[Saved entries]
◇ ◇ ◇ ◇

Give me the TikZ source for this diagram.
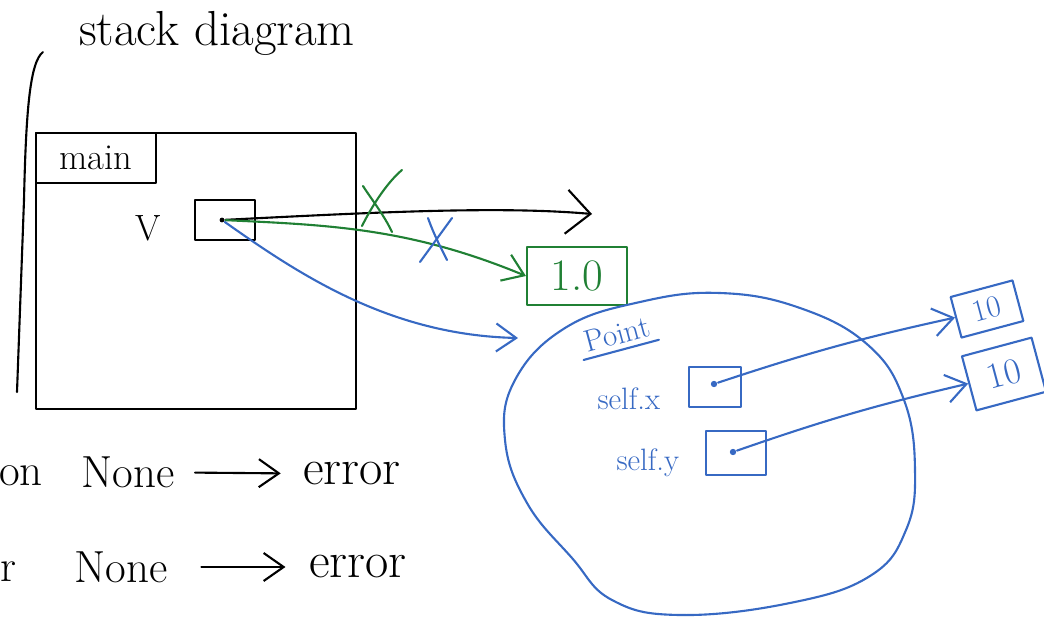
\documentclass[tikz,border=0pt]{standalone}
\usepackage{tikz}
\usetikzlibrary{positioning}
\usetikzlibrary{arrows.meta}
\usepackage{xcolor}
\definecolor{penblue}{RGB}{55,105,195}
\definecolor{pengreen}{RGB}{32,128,52}

\begin{document}
\begin{tikzpicture}[
  x=0.025cm, y=-0.025cm,
  line width=1.5pt, line cap=round, line join=round,
  huge/.style={font=\fontsize{36}{40}\selectfont},
  big/.style={font=\fontsize{32}{36}\selectfont},
  mid/.style={font=\fontsize{26}{30}\selectfont},
  small/.style={font=\fontsize{22}{26}\selectfont},
  cell/.style={draw, inner sep=0pt, align=center},
  arrow/.style={-{Straight Barb[length=5mm, width=7mm]}},
  bigarrow/.style={-{Straight Barb[length=6mm, width=11mm]}},
  dot/.style={circle, fill, inner sep=1.6pt}
]
\path[use as bounding box] (0,0) rectangle (1044,619);

\node[font=\fontsize{35}{40}\selectfont] (title) at (217,33) {stack diagram};
\draw (43,52) .. controls (30,62) and (26,110) .. (24,200) -- (17,392);

% main frame
\node[draw, minimum width=8cm, minimum height=6.9cm] (frame) at (196,271) {};
\node[cell, mid, anchor=north west, minimum width=3cm, minimum height=1.25cm] (mainlbl) at (frame.north west) {main};
\node[mid] (vname) at (148,228) {V};
\node[cell, minimum width=1.5cm, minimum height=1cm] (vbox) at (225,220) {};
\node[dot, inner sep=1.2pt] (vdot) at (222,220) {};

% float object
\node[cell, big, draw=pengreen, text=pengreen, minimum width=2.5cm, minimum height=1.45cm] (num) at (577,276) {1.0};
\coordinate (tip) at (592,214);

\draw[bigarrow] (vdot) .. controls (380,212) and (500,206) .. (tip);
\draw[arrow, pengreen] (vdot) .. controls (330,225) and (410,228) .. (num.west);
\draw[arrow, penblue] (vdot) .. controls (300,275) and (390,335) .. (518,338);

% crossed out
\draw[pengreen] (362,226) .. controls (375,200) and (390,180) .. (402,170);
\draw[pengreen] (363,186) .. controls (372,200) and (384,215) .. (392,232);
\draw[penblue] (420,262) -- (452,218);
\draw[penblue] (428,218) .. controls (434,235) and (442,250) .. (447,260);

% Point object
\draw[penblue] plot[smooth cycle, tension=0.7] coordinates {
  (565,328) (640,302) (720,293) (800,308) (868,345) (904,400) (915,470)
  (906,530) (870,576) (790,603) (680,615) (612,600) (572,558) (527,503)
  (505,440) (515,380)};
\node[small, text=penblue, rotate=15] (ptname) at (617,334) {Point};
\draw[penblue] (ptname.south west) -- (ptname.south east);

\node[cell, draw=penblue, minimum width=1.3cm, minimum height=1cm] (sx) at (715,387) {};
\node[cell, draw=penblue, minimum width=1.5cm, minimum height=1.1cm] (sy) at (736,453) {};
\node[small, text=penblue, left=0.55cm of sx, yshift=-0.3cm] (sxname) {self.x};
\node[small, text=penblue, left=0.5cm of sy, yshift=-0.25cm] (syname) {self.y};
\node[dot, penblue] (sxdot) at (714,384) {};
\node[dot, penblue] (sydot) at (733,452) {};

\node[cell, small, draw=penblue, text=penblue, rotate=15, minimum width=1.6cm, minimum height=1.05cm] (ten1) at (987,309) {10};
\node[cell, mid, draw=penblue, text=penblue, rotate=15, minimum width=1.8cm, minimum height=1.4cm] (ten2) at (1004,374) {10};

\draw[arrow, penblue] (sxdot) to[bend left=3] (ten1.west);
\draw[arrow, penblue] (sydot) to[bend left=3] (ten2.west);

% None
\node[big, anchor=west, inner sep=0pt] (on) at (-2,476) {on};
\node[big] (none1) at (128,472) {None};
\node[huge] (err1) at (352,474) {error};
\draw[arrow, shorten <=3.7mm, shorten >=4.2mm] (none1) -- (err1);
\node[big, anchor=west, inner sep=0pt] (rr) at (-1,572) {r};
\node[big] (none2) at (121,567) {None};
\node[huge] (err2) at (358,567) {error};
\draw[arrow, shorten <=7mm, shorten >=4.5mm] (none2) -- (err2);
\end{tikzpicture}
\end{document}
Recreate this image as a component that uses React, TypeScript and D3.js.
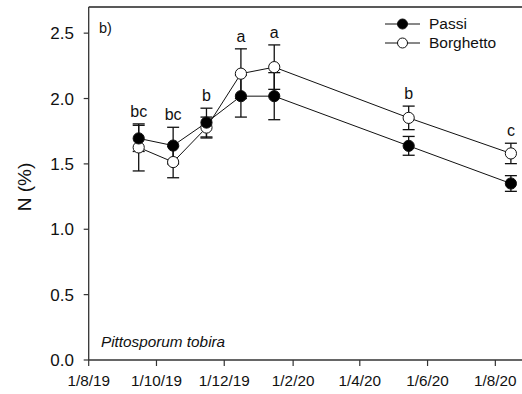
import React from "react";
import * as d3 from "d3";

const WIDTH = 522;
const HEIGHT = 394;
const LEFT = 88.7;
const TOP = 7;
const BOTTOM = 360;

// sampling dates (yyyy-mm-dd)
const dates = ["2019-09-15", "2019-10-16", "2019-11-15", "2019-12-16", "2020-01-15", "2020-05-15", "2020-08-15"];
const passi = [1.695, 1.64, 1.816, 2.018, 2.018, 1.638, 1.35];
const passiErr = [0.1, 0.14, 0.11, 0.16, 0.18, 0.072, 0.06];
const borghetto = [1.626, 1.514, 1.778, 2.19, 2.24, 1.852, 1.58];
const borghettoErr = [0.18, 0.12, 0.08, 0.19, 0.17, 0.09, 0.078];
const letters = ["bc", "bc", "b", "a", "a", "b", "c"];
const xTicks = ["2019-08-01", "2019-10-01", "2019-12-01", "2020-02-01", "2020-04-01", "2020-06-01", "2020-08-01"];
const yTicks = [0, 0.5, 1, 1.5, 2, 2.5];

const parse = d3.timeParse("%Y-%m-%d");
const fmtDate = (d: Date) => `${d.getDate()}/${d.getMonth() + 1}/${String(d.getFullYear()).slice(2)}`;

const App = () => {
  const x = d3.scaleTime()
    .domain([parse("2019-08-01")!, parse("2020-08-25")!])
    .range([LEFT, WIDTH]);
  const y = d3.scaleLinear().domain([0, 2.7]).range([BOTTOM, TOP]);

  const series = [
    { name: "Borghetto", values: borghetto, err: borghettoErr, fill: "#fff" },
    { name: "Passi", values: passi, err: passiErr, fill: "#000" },
  ];

  const line = d3.line<number>()
    .x((_, i) => x(parse(dates[i])!))
    .y((v) => y(v));

  const font = "Arial, 'Liberation Sans', sans-serif";
  const cap = 6;

  return (
    <svg width={WIDTH} height={HEIGHT} style={{ position: "absolute", left: 0, top: 0 }} fontFamily={font}>
      <rect width={WIDTH} height={HEIGHT} fill="#fff" />

      {/* frame */}
      <line x1={LEFT} x2={WIDTH} y1={TOP} y2={TOP} stroke="#222" strokeWidth={1.3} />
      <line x1={LEFT} x2={LEFT} y1={TOP} y2={BOTTOM} stroke="#333" strokeWidth={1.3} />
      <line x1={LEFT} x2={WIDTH} y1={BOTTOM} y2={BOTTOM} stroke="#333" strokeWidth={1.3} />

      {/* y axis */}
      {yTicks.map((t) => (
        <g key={t} transform={`translate(0,${y(t)})`}>
          <line x1={LEFT - 5} x2={LEFT} stroke="#333" strokeWidth={1.2} />
          <text x={74} dy="0.36em" textAnchor="end" fontSize={17} fill="#111">
            {d3.format(".1f")(t)}
          </text>
        </g>
      ))}
      <text transform={`translate(31,187) rotate(-90)`} textAnchor="middle" fontSize={19} fill="#111">
        N (%)
      </text>

      {/* x axis */}
      {xTicks.map((t) => {
        const d = parse(t)!;
        return (
          <g key={t} transform={`translate(${x(d)},${BOTTOM})`}>
            <line y1={0} y2={6} stroke="#333" strokeWidth={1.2} />
            <text y={26.3} textAnchor="middle" fontSize={15.3} fill="#111">
              {fmtDate(d)}
            </text>
          </g>
        );
      })}

      <text x={99} y={33} fontSize={14.5} fill="#111">b)</text>
      <text x={101} y={347} fontSize={15.3} fontStyle="italic" fill="#111">Pittosporum tobira</text>

      {/* series */}
      {series.map((s) => (
        <g key={s.name}>
          <path d={line(s.values) || ""} fill="none" stroke="#111" strokeWidth={1} />
        </g>
      ))}
      {series.map((s) => (
        <g key={s.name + "-pts"}>
          {s.values.map((v, i) => {
            const cx = x(parse(dates[i])!);
            const hi = y(v + s.err[i]);
            const lo = y(v - s.err[i]);
            return (
              <g key={i} stroke="#111" strokeWidth={1.3}>
                <line x1={cx} x2={cx} y1={hi} y2={lo} />
                <line x1={cx - cap} x2={cx + cap} y1={hi} y2={hi} />
                <line x1={cx - cap} x2={cx + cap} y1={lo} y2={lo} />
              </g>
            );
          })}
        </g>
      ))}
      {series.map((s) => (
        <g key={s.name + "-dots"}>
          {s.values.map((v, i) => (
            <circle key={i} cx={x(parse(dates[i])!)} cy={y(v)} r={5.6} fill={s.fill} stroke="#111" strokeWidth={1} />
          ))}
        </g>
      ))}

      {/* significance letters */}
      {letters.map((l, i) => {
        const top = Math.min(y(passi[i] + passiErr[i]), y(borghetto[i] + borghettoErr[i]));
        return (
          <text key={i} x={x(parse(dates[i])!)} y={top - 7} textAnchor="middle" fontSize={16} fill="#111">
            {l}
          </text>
        );
      })}

      {/* legend */}
      {[series[1], series[0]].map((s, i) => (
        <g key={s.name} transform={`translate(385,${24 + i * 19})`}>
          <line x1={0} x2={35} stroke="#111" strokeWidth={1} />
          <circle cx={17.5} r={5} fill={s.fill} stroke="#111" strokeWidth={1} />
          <text x={44} dy="0.35em" fontSize={15.5} fill="#111">{s.name}</text>
        </g>
      ))}
    </svg>
  );
};

export default App;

◇ ◇ ◇ ◇

- [To be done] Above are some records; extract exactly the lines from the one containing "Recreate this image" through the one containing "const BOTTOM = 360;" and drop the pictures.

- [Solution below]
Recreate this image as a component that uses React, TypeScript and D3.js.
import React from "react";
import * as d3 from "d3";

const WIDTH = 522;
const HEIGHT = 394;
const LEFT = 88.7;
const TOP = 7;
const BOTTOM = 360;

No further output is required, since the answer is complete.